2. I wish I’d written Veronica Mars (15 March 2013)
I do. I always have done, right from when I first got hooked on that show and right from when it seemed I spent each year’s holiday with my fingers crossed that this TV show would get renewed for another season. And certainly right from when I was crushed because it didn’t. Three seasons and out, that was what we had. But I wrote about this then because, miraculously, the show is coming back. Veronica Mars is now famously a movie that was funded by Kickstarter and one reason to boom at you about it then was that I wanted you to contribute to the movie just as I did. That reminds me: I swear I didn’t ask for any Kickstarter reward. Initially I specified that I didn’t want anything at all, I only wanted my money to go toward getting the film made. Then I thought about it and realised that the movie might not get a big release here in the UK, so I upped my original contribution and asked for a digital download.
But I still didn’t ask for anything else. So it was a surprise when a teeny-tiny Veronica Mars teeshirt arrived in the post. You will never see me wear it. My teeshirt days are gone. But if I had a meeting with you in the last two months and it was an especially cold day, you may have been in the same room as the garment and a couple of others on top of it.
Incidentally, I wrote that about Veronica Mars in March 2013 and it turns out that the film will be released in March 2014.
1. Lie to me (15 November 2013)
Head and shoulders over anything else I wrote in Self Distract in 2013, this was about lying. Specifically: if you are running a drama and you tell me spoilers about it, I want you to be lying to me. Lie to me a lot, lie to me good. The alternative is that I know everything in advance – like you do with soaps – and there are no gasps.
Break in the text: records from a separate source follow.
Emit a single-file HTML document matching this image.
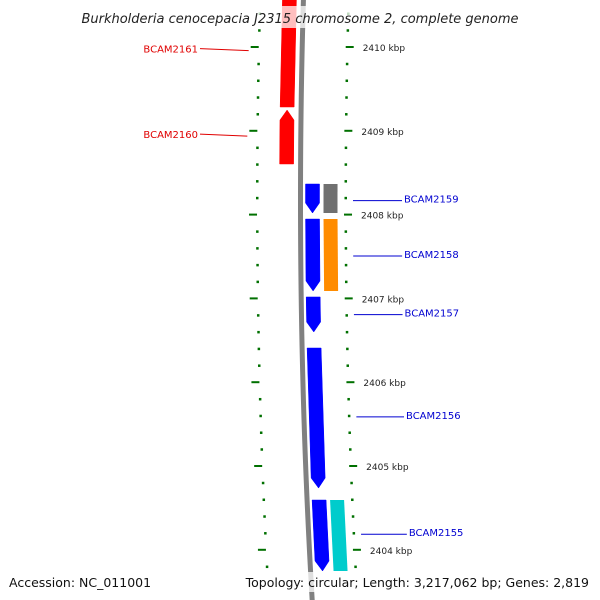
<!DOCTYPE html>
<html><head><meta charset="utf-8"><style>
body{margin:0;background:#fff}
svg{display:block;font-family:"DejaVu Sans","Liberation Sans",sans-serif}
</style></head><body>
<svg id="c" width="600" height="600" viewBox="0 0 600 600">
<g id="ticks"></g>
<path id="axis" fill="none" stroke="#808080" stroke-width="5"/>
<g id="feats"></g>
<g id="labels"></g>
<rect x="60" y="6" width="480" height="22" fill="#fff" opacity="0.75"/>
<text x="300" y="23" text-anchor="middle" font-size="13" font-style="italic" fill="#222">Burkholderia cenocepacia J2315 chromosome 2, complete genome</text>
<rect x="0" y="572" width="600" height="20" fill="#fff" opacity="0.75"/>
<text x="9" y="587" font-size="12.5" fill="#111">Accession: NC_011001</text>
<text x="589" y="587" text-anchor="end" font-size="12.5" fill="#111">Topology: circular; Length: 3,217,062 bp; Genes: 2,819</text>
</svg>
<script>
const featNames=["BCAM2161","BCAM2160","BCAM2159","BCAM2158","BCAM2157","BCAM2156","BCAM2155"];
const featStarts=[2410.6,2409.248,2408.365,2407.947,2407.017,2406.408,2404.594];
const featEnds=[2409.284,2408.604,2408.019,2407.088,2406.599,2404.737,2403.747];
const featStrand=[-1,-1,1,1,1,1,1];
const featHead=[0,1,1,1,1,1,1];
const featColors=["#ff0000","#ff0000","#0000ff","#0000ff","#0000ff","#0000ff","#0000ff"];
const labelKbp=[2409.98,2408.96,2408.19,2407.53,2406.83,2405.61,2404.21];
const extraStarts=[2408.365,2407.947,2404.594];
const extraEnds=[2408.019,2407.088,2403.747];
const extraColors=["#707070","#ff8c00","#00cccc"];
const tickLabels=[2410,2409,2408,2407,2406,2405,2404];

const NS="http://www.w3.org/2000/svg";
function y(k){return 47+(2410-k)*83.8;}
function off(yy){return 7.3e-5*(yy-200)*(yy-200);}
function mk(tag,attrs,parent){const e=document.createElementNS(NS,tag);for(const a in attrs)e.setAttribute(a,attrs[a]);parent.appendChild(e);return e;}

// axis
let d="";for(let yy=-5;yy<=605;yy+=5){d+=(yy===-5?"M":"L")+(300.5+off(yy)).toFixed(2)+","+yy;}
document.getElementById("axis").setAttribute("d",d);

// ticks
const tg=document.getElementById("ticks");
for(let i=-3;i<=34;i++){
  const k=2410.6-i*0.2; const yy=y(k); const major=Math.abs(k-Math.round(k))<0.01;
  const o=off(yy);
  if(major){
    const l=mk("rect",{x:249+o,y:yy-1,width:8,height:2,fill:"#007000"},tg);
    
    
    const r=mk("rect",{x:344+o,y:yy-1,width:8,height:2,fill:"#007000"},tg);
    
    
  } else {
    const l=mk("rect",{x:256+o,y:yy-1,width:2.5,height:2.5,fill:"#007000"},tg);
    
    
    const r=mk("rect",{x:344.5+o,y:yy-1,width:2.5,height:2.5,fill:"#007000"},tg);
    
    
  }
}
tickLabels.forEach(k=>{
  const yy=y(k);
  const t=mk("text",{x:361+off(yy),y:yy+4,"font-size":"9",fill:"#222"},tg);
  t.textContent=k+" kbp";
  
  
});

// features
const fg=document.getElementById("feats");
function shape(x0,w,ya,yb,headDir){
  // ya top, yb bottom; headDir: 1 = head at bottom, -1 = head at top, 0 none
  const h=10;const oa=off(ya),ob=off(yb);
  if(headDir===1){const ym=yb-h,om=off(ym);
    return `M${x0+oa},${ya}L${x0+w+oa},${ya}L${x0+w+om},${ym}L${x0+w/2+ob},${yb}L${x0+om},${ym}Z`;}
  if(headDir===-1){const ym=ya+h,om=off(ym);
    return `M${x0+w/2+oa},${ya}L${x0+w+om},${ym}L${x0+w+ob},${yb}L${x0+ob},${yb}L${x0+om},${ym}Z`;}
  return `M${x0+oa},${ya}L${x0+w+oa},${ya}L${x0+w+ob},${yb}L${x0+ob},${yb}Z`;
}
featNames.forEach((n,i)=>{
  const ya=y(featStarts[i]),yb=y(featEnds[i]);
  const x0=featStrand[i]<0?279.5:305.5;
  const dir=featHead[i]?(featStrand[i]<0?-1:1):0;
  const p=mk("path",{d:shape(x0,14,ya,yb,dir),fill:featColors[i],stroke:featColors[i],"stroke-width":"0.5"},fg);
  
  
});
extraStarts.forEach((s,i)=>{
  const ya=y(s),yb=y(extraEnds[i]);
  const p=mk("path",{d:shape(323.5,14,ya,yb,0),fill:extraColors[i]},fg);
  
  
});

// labels
const lg=document.getElementById("labels");
featNames.forEach((n,i)=>{
  const yy=y(labelKbp[i]);const left=featStrand[i]<0;const col=left?"#e00000":"#0000d0";
  const o=off(yy);
  if(left){
    mk("line",{x1:200,y1:yy,x2:247+o,y2:yy+2,stroke:col,"stroke-width":"1"},lg);
    const t=mk("text",{x:198,y:yy+4,"text-anchor":"end","font-size":"10",fill:col},lg);
    t.textContent=n;
    
    
  } else {
    mk("line",{x1:353+o,y1:yy+2,x2:402+o*0.6,y2:yy+2,stroke:col,"stroke-width":"1"},lg);
    const t=mk("text",{x:404+o*0.6,y:yy+4,"font-size":"10",fill:col},lg);
    t.textContent=n;
    
    
  }
});
</script>
</body></html>
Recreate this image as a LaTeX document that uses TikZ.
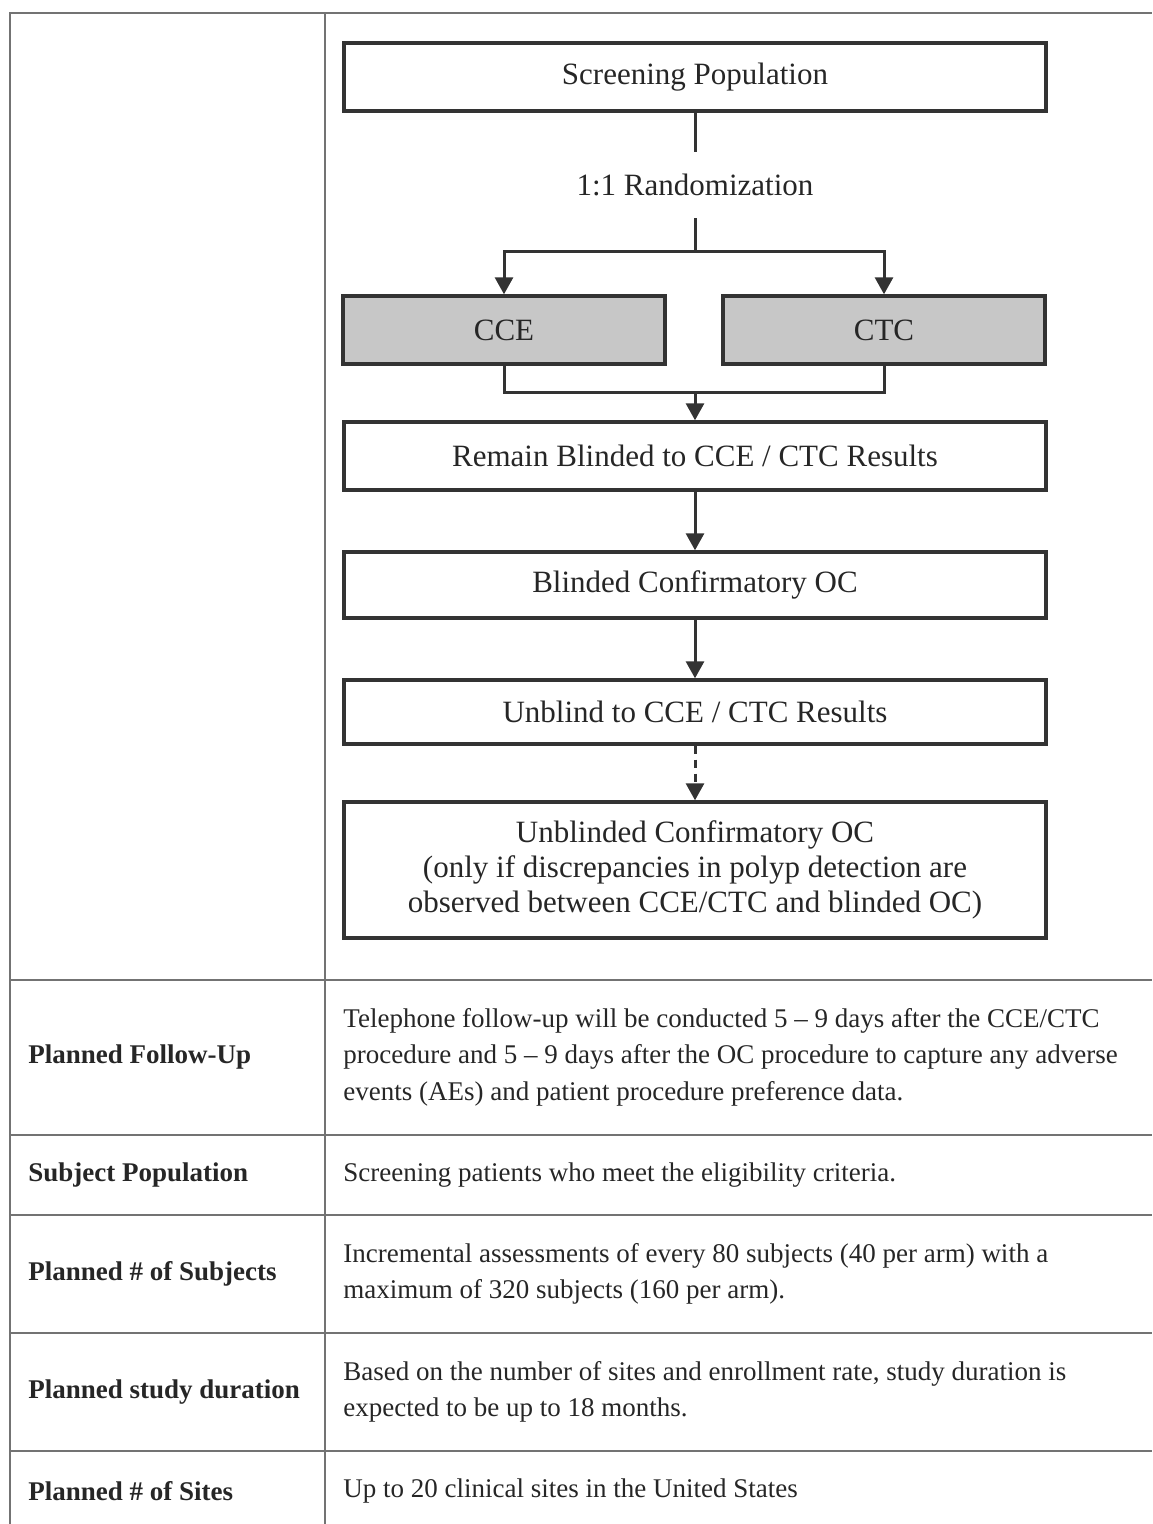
\documentclass[tikz,border=0pt]{standalone}
\usepackage{fontspec}
\setmainfont{Liberation Serif}
\usetikzlibrary{arrows.meta}
\tikzset{>={Triangle[width=9pt,length=8.5pt]}}

\begin{document}
\begin{tikzpicture}[x=0.5pt,y=-0.5pt,
  flowbox/.style={draw=black!80,line width=1.7pt,minimum width=351pt,minimum height=34pt,inner sep=0pt,font=\fontsize{15.5}{17.5}\selectfont,text=black!85,align=center},
  armbox/.style={flowbox,fill=black!22,minimum width=161pt},
  link/.style={draw=black!80,line width=1.5pt},
  rule/.style={draw=black!55,line width=1pt},
  rowhead/.style={anchor=west,font=\fontsize{13.5}{18.3}\selectfont\bfseries,text=black!85,inner sep=0pt},
  rowtext/.style={anchor=west,align=left,font=\fontsize{13.5}{18.3}\selectfont,text=black!85,inner sep=0pt}]
\useasboundingbox (0,0) rectangle (1152,1524);
% table frame
\draw[rule] (10,1524) -- (10,13) -- (1152,13);
\draw[rule] (325,13) -- (325,1524);
\foreach \y in {980,1135,1215,1333,1451}
  \draw[rule] (10,\y) -- (1152,\y);
% flowchart
\node[flowbox] (screen) at (695,77) {Screening Population};
\node[font=\fontsize{15.5}{17.5}\selectfont,text=black!85,minimum height=33pt,inner sep=0pt] (rand) at (695,185) {1:1 Randomization};
\node[armbox] (cce) at (504,330) {CCE};
\node[armbox] (ctc) at (884,330) {CTC};
\node[flowbox] (remain) at (695,456) {Remain Blinded to CCE / CTC Results};
\node[flowbox,minimum height=33pt] (blind) at (695,585) {Blinded Confirmatory OC};
\node[flowbox,minimum height=32pt] (unblind) at (695,712) {Unblind to CCE / CTC Results};
\node[flowbox,minimum height=68pt] (final) at (695,870) {Unblinded Confirmatory OC\\(only if discrepancies in polyp detection are\\observed between CCE/CTC and blinded OC)};
\coordinate (split) at (695,252);
\coordinate (join) at (695,392);
\draw[link] (screen) -- (rand);
\draw[link] (rand) -- (split);
\draw[link,->] (split) -| (cce.north);
\draw[link,->] (split) -| (ctc.north);
\draw[link] (cce.south) |- (join) -| (ctc.south);
\draw[link,->] (join) -- (remain);
\draw[link,->] (remain) -- (blind);
\draw[link,->] (blind) -- (unblind);
\draw[link,->,dash pattern=on 4pt off 3pt] (unblind) -- (final);
% table rows
\node[rowhead] (fuhead) at (28,1057) {Planned Follow-Up};
\node[rowtext] (futext) at (343,1057) {Telephone follow-up will be conducted 5 -- 9 days after the CCE/CTC\\procedure and 5 -- 9 days after the OC procedure to capture any adverse\\events (AEs) and patient procedure preference data.};
\node[rowhead] (pophead) at (28,1175) {Subject Population};
\node[rowtext] (poptext) at (343,1175) {Screening patients who meet the eligibility criteria.};
\node[rowhead] (subhead) at (28,1274) {Planned \# of Subjects};
\node[rowtext] (subtext) at (343,1274) {Incremental assessments of every 80 subjects (40 per arm) with a\\maximum of 320 subjects (160 per arm).};
\node[rowhead] (durhead) at (28,1392) {Planned study duration};
\node[rowtext] (durtext) at (343,1392) {Based on the number of sites and enrollment rate, study duration is\\expected to be up to 18 months.};
\node[rowhead] (sitehead) at (28,1491) {Planned \# of Sites};
\node[rowtext] (sitetext) at (343,1491) {Up to 20 clinical sites in the United States};
\end{tikzpicture}
\end{document}
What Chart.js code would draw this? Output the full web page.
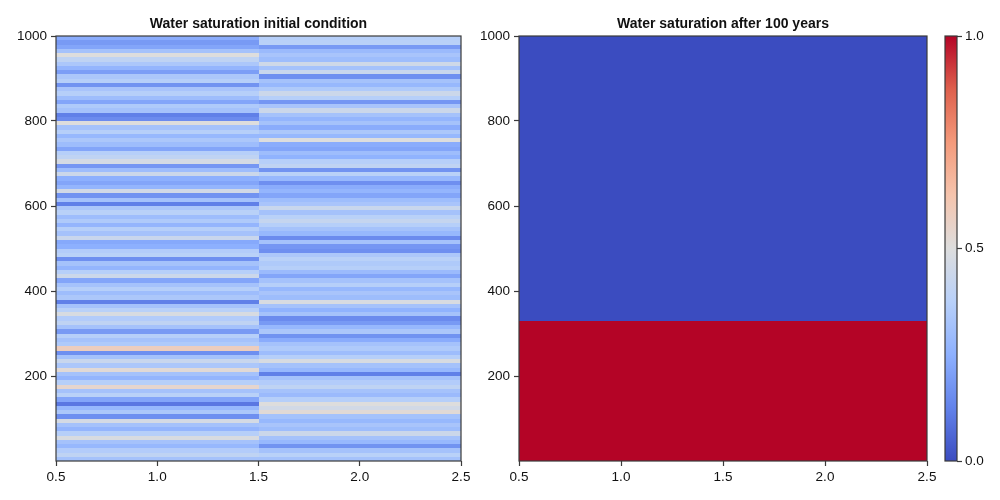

It was a general point about how much is revealed in advance and how much that hurts dramas, but it was prompted by a particular Doctor Who issue: a story point that was quite small but if you didn’t know it in advance, was rather delightfully huge and happy.
Also, by the way, I’m lying.
That blog entry wasn’t the most popular of the year.
Not by a long way.
The actual, real, honest-to-goodness top one was actually Have you been telling people about us? from 3 January 2013. It was the one where I told you about the most popular blog posts of 2012. I can’t decide if that’s a good or a bad thing, but I know it’s remarkable to see the figures.
I hope all of those lovely people join you and me in Self Distract’s new 2014 home of williamgallagher.com.
Thanks for reading. Also, happy new year.